A Four Thousand Year History

by Patricia Fara

Pub Date: May 1st, 2009
ISBN: 978-0-19-922689-4
Publisher: Oxford Univ.

Fara (History and Philosophy of Science/Univ. of Cambridge; Scientists Anonymous: Great Stories of Women in Science, 2007, etc.) aims to correct the romantic notion that science reflects the progress of noble heroes and selfless discoverers.

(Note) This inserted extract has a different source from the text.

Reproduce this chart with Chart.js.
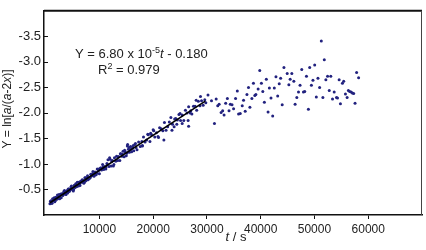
<!DOCTYPE html>
<html>
<head>
<meta charset="utf-8">
<script src="https://cdn.jsdelivr.net/npm/chart.js@4.4.0/dist/chart.umd.min.js"></script>
<style>
  html, body { margin: 0; padding: 0; background: #fff; }
</style>
</head>
<body>
<canvas id="myChart" width="426" height="250"></canvas>
<script>
// tick labels
const xTicks = [10000, 20000, 30000, 40000, 50000, 60000];
const yTicks = [-3.5, -3.0, -2.5, -2.0, -1.5, -1.0, -0.5];

// early points, tight around the fit
const tEarly = [800, 1000, 1200, 1400, 1600, 1800, 2000, 2200, 2400, 2600, 2800, 3000, 3200, 3400, 3600, 3800, 4000, 4200, 4400, 4600, 4800, 5000, 5200, 5400, 5600, 5800, 6000, 6200, 6400, 6600, 6800, 7000, 7200, 7400, 7600, 7800, 8000,
  900, 1100, 1300, 1500, 1700, 1900, 2100, 2300, 2500, 2700, 2900, 3100, 3300, 3500, 3700, 3900, 4100, 4300, 4500, 4700, 4900, 5100, 5300, 5500, 5700, 5900, 6100, 6300, 6500, 6700, 6900, 7100, 7300, 7500, 7700, 7900, 5150];
const yEarly = [-0.22, -0.28, -0.23, -0.29, -0.34, -0.28, -0.32, -0.39, -0.33, -0.32, -0.41, -0.40, -0.38, -0.46, -0.42, -0.40, -0.48, -0.51, -0.46, -0.50, -0.57, -0.51, -0.50, -0.58, -0.61, -0.56, -0.59, -0.64, -0.58, -0.65, -0.69, -0.65, -0.64, -0.73, -0.71, -0.77, -0.71,
  -0.27, -0.23, -0.32, -0.28, -0.26, -0.35, -0.31, -0.35, -0.40, -0.34, -0.34, -0.42, -0.40, -0.48, -0.41, -0.46, -0.43, -0.51, -0.48, -0.55, -0.51, -0.49, -0.58, -0.54, -0.59, -0.64, -0.57, -0.60, -0.66, -0.64, -0.68, -0.62, -0.73, -0.67, -0.73, -0.69, -0.47];

// middle points
const tMid = [8200, 8400, 8600, 8800, 9000, 9200, 9400, 9600, 9800, 10000, 10200, 10400, 10600, 10800, 11000, 11200, 11400, 11600, 11800, 12000, 12200, 12400, 12600, 12800, 13000, 13200, 13400, 13600, 13800, 14000, 14200, 14400, 14600, 14800, 15000, 15200, 15400, 15600, 15800, 16000, 16200, 16400, 16600, 16800, 17000,
  8300, 8700, 9100, 9500, 9900, 10300, 10700, 11100, 11500, 11900, 12300, 12700, 13100, 13500, 13900, 14300, 14700, 15100, 15500, 15900, 16300, 16700, 15250, 11240];
const yMid = [-0.72, -0.80, -0.77, -0.85, -0.76, -0.84, -0.79, -0.90, -0.86, -0.81, -0.92, -0.88, -0.99, -0.89, -0.95, -0.90, -1.01, -1.08, -0.95, -1.09, -0.96, -1.07, -0.96, -1.12, -1.06, -1.15, -1.07, -1.14, -1.07, -1.20, -1.15, -1.25, -1.14, -1.24, -1.16, -1.35, -1.29, -1.23, -1.34, -1.24, -1.32, -1.26, -1.38, -1.32, -1.28,
  -0.74, -0.81, -0.79, -0.82, -0.90, -0.92, -0.94, -0.92, -0.99, -1.12, -1.05, -0.99, -1.06, -1.14, -1.20, -1.19, -1.27, -1.21, -1.32, -1.29, -1.36, -1.40, -1.38, -0.94];

// end of linear part, wider spread
const tUpper = [17300, 17600, 17900, 18200, 18500, 18800, 19100, 19400, 19700, 20000, 20300, 20600, 20900, 21200, 21500, 21800, 22100, 22400, 22700, 23000, 23300, 23600, 23900, 24200, 24500, 24800, 25100, 25400, 25700, 26000, 26300, 26600, 26900, 27200, 27500, 27800, 28100, 28400, 28700, 29000, 29300, 29600,
  18000, 19000, 20100, 21000, 22000, 23500, 24000, 25000, 26500, 27000, 28000, 28800, 29800, 30200, 26600, 25400, 24400, 19540, 17990];
const yUpper = [-1.43, -1.34, -1.44, -1.53, -1.43, -1.47, -1.57, -1.44, -1.57, -1.67, -1.53, -1.61, -1.54, -1.71, -1.69, -1.65, -1.81, -1.66, -1.73, -1.82, -1.91, -1.78, -1.73, -1.89, -1.86, -1.97, -1.85, -1.96, -1.85, -2.05, -2.00, -2.12, -2.00, -1.98, -2.13, -2.13, -2.05, -2.23, -2.14, -2.24, -2.15, -2.26,
  -1.36, -1.58, -1.65, -1.52, -1.47, -1.66, -1.88, -1.99, -1.85, -2.04, -2.25, -2.32, -2.20, -2.35, -1.74, -1.79, -1.78, -1.60, -1.35];

// plateau, scattered
const tLate = [51270, 51830, 39830, 44320, 47640, 49110, 50040, 44930, 45790, 42840, 43710, 41050, 48510, 45480, 46160, 50650, 49720, 52440, 53040, 52120, 54590, 55440, 55200, 57840, 58210, 38650, 40130, 43450, 45240, 47320,
  49430, 50960, 37730, 39520, 41610, 42530, 35650, 39100, 38910, 37440, 40390, 47030, 47950, 48190, 52750, 53670, 55760, 56310, 56550, 56810, 57050, 57290, 56070, 54100, 54280, 53360, 51570, 50350, 46720, 43160,
  41920, 38360, 36810, 35330, 33800, 31720, 30850, 40680, 44000, 46400, 54830, 57550, 33490, 34350, 34670, 32270, 32010, 36570, 37990, 34960, 34110, 37120, 32930, 32640, 33190, 35890, 36200, 41370, 48870, 42230, 31400];
const yLate = [-3.41, -3.04, -2.83, -2.89, -2.85, -2.89, -2.94, -2.77, -2.77, -2.71, -2.68, -2.66, -2.72, -2.66, -2.62, -2.68, -2.64, -2.72, -2.72, -2.65, -2.65, -2.62, -2.58, -2.79, -2.69, -2.58, -2.58, -2.57, -2.55, -2.54,
  -2.54, -2.50, -2.50, -2.47, -2.49, -2.49, -2.43, -2.36, -2.34, -2.36, -2.42, -2.41, -2.41, -2.42, -2.44, -2.41, -2.37, -2.44, -2.42, -2.41, -2.39, -2.38, -2.30, -2.30, -2.29, -2.27, -2.30, -2.31, -2.30, -2.33,
  -2.29, -2.28, -2.25, -2.28, -2.28, -2.27, -2.24, -2.21, -2.16, -2.17, -2.18, -2.19, -2.19, -2.17, -2.16, -2.17, -2.14, -2.14, -2.11, -2.08, -2.04, -2.03, -2.04, -2.01, -1.96, -1.98, -1.99, -2.02, -2.07, -1.94, -1.79];

// fitted line end points
const tFit = [800, 29700];
const yFit = [-0.24, -2.23];

const toPoints = (ts, ys) => ts.map((t, i) => ({ x: t, y: ys[i] }));
const allPoints = [].concat(
    toPoints(tEarly, yEarly),
    toPoints(tMid, yMid),
    toPoints(tUpper, yUpper),
    toPoints(tLate, yLate)
);

const FONT = '"Liberation Sans", Arial, sans-serif';

// draws a row of text pieces with their own fonts
function drawRuns(ctx, x, y, runs, center) {
    let total = 0;
    runs.forEach(r => { ctx.font = r.font; total += ctx.measureText(r.text).width; });
    let cx = center ? x - total / 2 : x;
    runs.forEach(r => {
        ctx.font = r.font;
        ctx.fillText(r.text, cx, y + (r.dy || 0));
        cx += ctx.measureText(r.text).width;
    });
}

const framePlugin = {
    id: 'frame',
    afterDraw(chart) {
        const { ctx, chartArea: a } = chart;
        ctx.save();
        ctx.strokeStyle = '#111';
        ctx.lineWidth = 2;
        ctx.beginPath(); ctx.moveTo(a.left, a.top); ctx.lineTo(a.right, a.top); ctx.stroke();
        ctx.lineWidth = 1;
        ctx.strokeStyle = '#444';
        ctx.beginPath(); ctx.moveTo(a.right - 0.5, a.top); ctx.lineTo(a.right - 0.5, a.bottom); ctx.stroke();

        // y ticks point inwards
        const ys = chart.scales.y;
        ctx.strokeStyle = '#111';
        ctx.lineWidth = 1;
        yTicks.forEach(v => {
            const py = Math.round(ys.getPixelForValue(v)) + 0.5;
            ctx.beginPath(); ctx.moveTo(a.left, py); ctx.lineTo(a.left + 4, py); ctx.stroke();
        });

        ctx.fillStyle = '#222';
        ctx.textBaseline = 'alphabetic';
        const n = '13px ' + FONT, it = 'italic 13px ' + FONT, sup = '9px ' + FONT;
        drawRuns(ctx, 75, 58, [
            { text: 'Y = 6.80 x 10', font: n },
            { text: '-5', font: sup, dy: -5 },
            { text: 't', font: it },
            { text: ' - 0.180', font: n }
        ], false);
        drawRuns(ctx, 98, 74, [
            { text: 'R', font: n },
            { text: '2', font: sup, dy: -5 },
            { text: ' = 0.979', font: n }
        ], false);

        // x title
        drawRuns(ctx, 236, 241, [
            { text: 't', font: it },
            { text: ' / s', font: n }
        ], true);

        // y title
        ctx.translate(11, 109);
        ctx.rotate(-Math.PI / 2);
        const n12 = '12px ' + FONT, i12 = 'italic 12px ' + FONT;
        drawRuns(ctx, 0, 0, [
            { text: 'Y = ln[', font: n12 },
            { text: 'a', font: i12 },
            { text: '/(', font: n12 },
            { text: 'a', font: i12 },
            { text: '-2', font: n12 },
            { text: 'x', font: i12 },
            { text: ')]', font: n12 }
        ], true);
        ctx.restore();
    }
};

const ctx = document.getElementById('myChart');
new Chart(ctx, {
    type: 'scatter',
    data: {
        datasets: [
            {
                type: 'line',
                label: 'fit',
                data: toPoints(tFit, yFit),
                borderColor: '#000',
                borderWidth: 1.5,
                pointRadius: 0,
                fill: false
            },
            {
                label: 'Y',
                data: allPoints,
                backgroundColor: '#22227f',
                borderWidth: 0,
                pointRadius: 1.5
            }
        ]
    },
    options: {
        responsive: false,
        animation: false,
        layout: { padding: { top: 1, right: 1, left: 0, bottom: 0 } },
        plugins: {
            legend: { display: false },
            tooltip: { enabled: false }
        },
        scales: {
            x: {
                type: 'linear',
                min: -300,
                max: 70000,
                afterBuildTicks: (scale) => { scale.ticks = xTicks.map(v => ({ value: v })); },
                afterFit: (scale) => { scale.height = 35; },
                grid: { drawOnChartArea: false, drawTicks: true, tickLength: 4, color: '#111' },
                border: { display: true, color: '#111', width: 1.5 },
                ticks: {
                    color: '#222',
                    padding: 3,
                    maxRotation: 0,
                    font: { family: FONT, size: 12 },
                    callback: (v) => String(v)
                }
            },
            y: {
                type: 'linear',
                reverse: true,
                min: -4,
                max: 0,
                afterBuildTicks: (scale) => { scale.ticks = yTicks.map(v => ({ value: v })); },
                afterFit: (scale) => { scale.width = 44; },
                grid: { drawOnChartArea: false, drawTicks: false, color: '#111' },
                border: { display: true, color: '#111', width: 1.5 },
                ticks: {
                    color: '#222',
                    padding: 3,
                    font: { family: FONT, size: 13 },
                    callback: (v) => v.toFixed(1)
                }
            }
        }
    },
    plugins: [framePlugin]
});
</script>
</body>
</html>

Instead, writes the author, it is the work of ambitious men—yes, men—out for fame, glory and profit. Fara begins in the Middle East with the Babylonian priests who scanned the night skies for portents of the future, developing star maps, calendars and methods of calculation to be absorbed later by Greeks and Romans. The author covers all the familiar figures, from the pre-Socratic Greeks through Watson and Crick, but she is harsh on the legacies of many of them, except for the occasional woman. Thus Aristarchus, the Greek credited with a pre-Copernican belief that the earth revolved around the sun? He’s not important, says Fara, because nobody believed him. Leonardo’s sketch of a helicopter? Since he never actually built the machine, it doesn’t count. The author describes Newton more in terms of his work in alchemy than his discoveries about the laws of motion, and she denigrates him for his power plays and slighting of others. Snobbery, selfishness and the quest for power characterized members of Britain’s Royal Society, and their counterparts abroad. Fara fares better in her analysis of how Big Science became a boon to governments in the Manhattan Project and the space race, and why developing countries are so eager to join the nuclear club. She also looks at the current backlash against genetic engineering, and the effects of the Green Revolution in the developing world. She concludes that for all that science dominates modern life, it is ever provisional, awaiting the next discovery or corrective.

Less of the warts-and-all style and more straightforward reporting would have made this account more palatable.